Secretary of State Bruce McPherson last week announced a bipartisan package of initiative reforms he is sponsoring. Some of the proposals, such as letting the Legislature negotiate with initiative sponsors over a measure's content, deserve more examination. But Californians can quickly dismiss at least one idea.

Part of McPherson's package is SB 1715, by Sen. Bob Margett, R-Arcadia, which would extend the time to gather petition signatures from 150 days to 365 days. Proponents say that allowing more time to collect signatures would ease the need for campaigns to use professional signature gatherers to meet the qualifying deadline.

In practice, though, this change would merely increase the number of initiatives that would qualify for a vote, further crowding state ballots. Already, long lists of ballot measures - recent highs include 16 in November 2004 and 21 in March 2000 - help camouflage special-interest agendas or burden voters with complex policy decisions.

SB 1047, by Sen. Debra Bowen, D-Marina del Rey, offers a better approach. The measure would forbid per-signature payments to those circulating petitions or registering voters.
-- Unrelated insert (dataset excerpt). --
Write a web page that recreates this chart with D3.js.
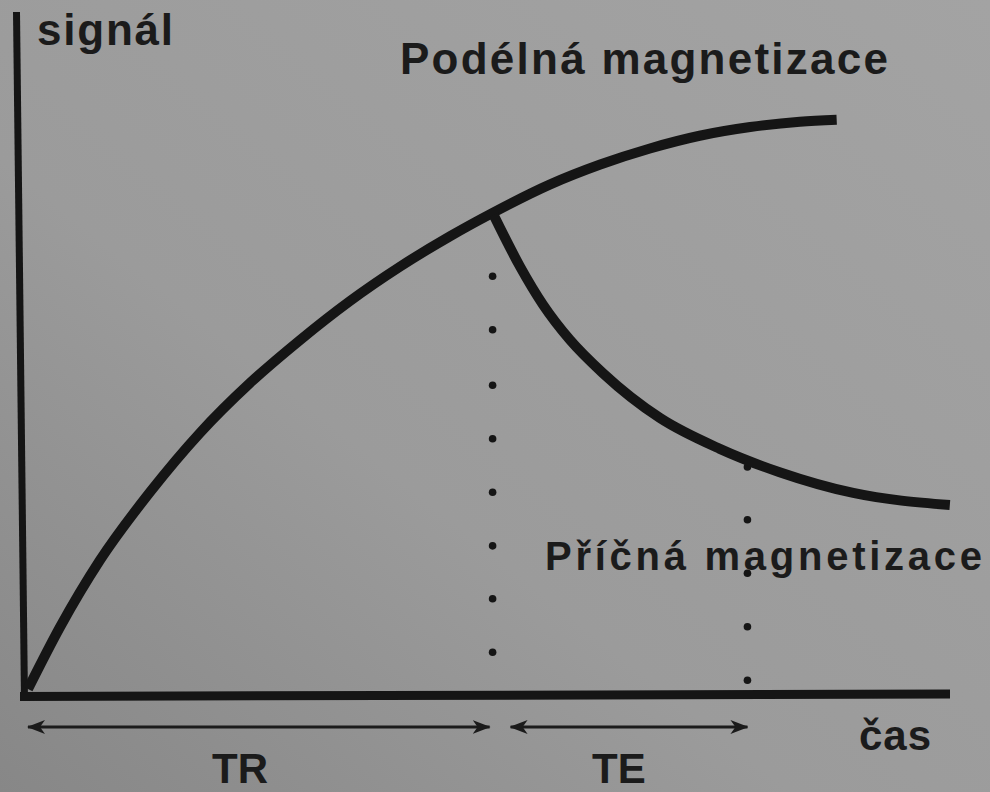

Barring the per-signature bounty would make such drives a less-mercenary undertaking and help nudge the process back to its grass roots.

After all, when the governor, Legislature and California voters approved the initiative process in 1911, the idea was to give voters a way to bypass the Legislature when policymakers refused to act. Voters have enjoyed that freedom - but so have special interests, which exploit the process to push proposals that would never withstand legislative scrutiny.

Meantime, if government by initiative creates haphazard public policy, blame that on the Legislature's failure to address many of the state's most pressing issues.

California officials should tread lightly when tinkering with citizens' power to place issues on the ballot. And voters, for their part, should be wary of ceding what little political sway they have left in Sacramento.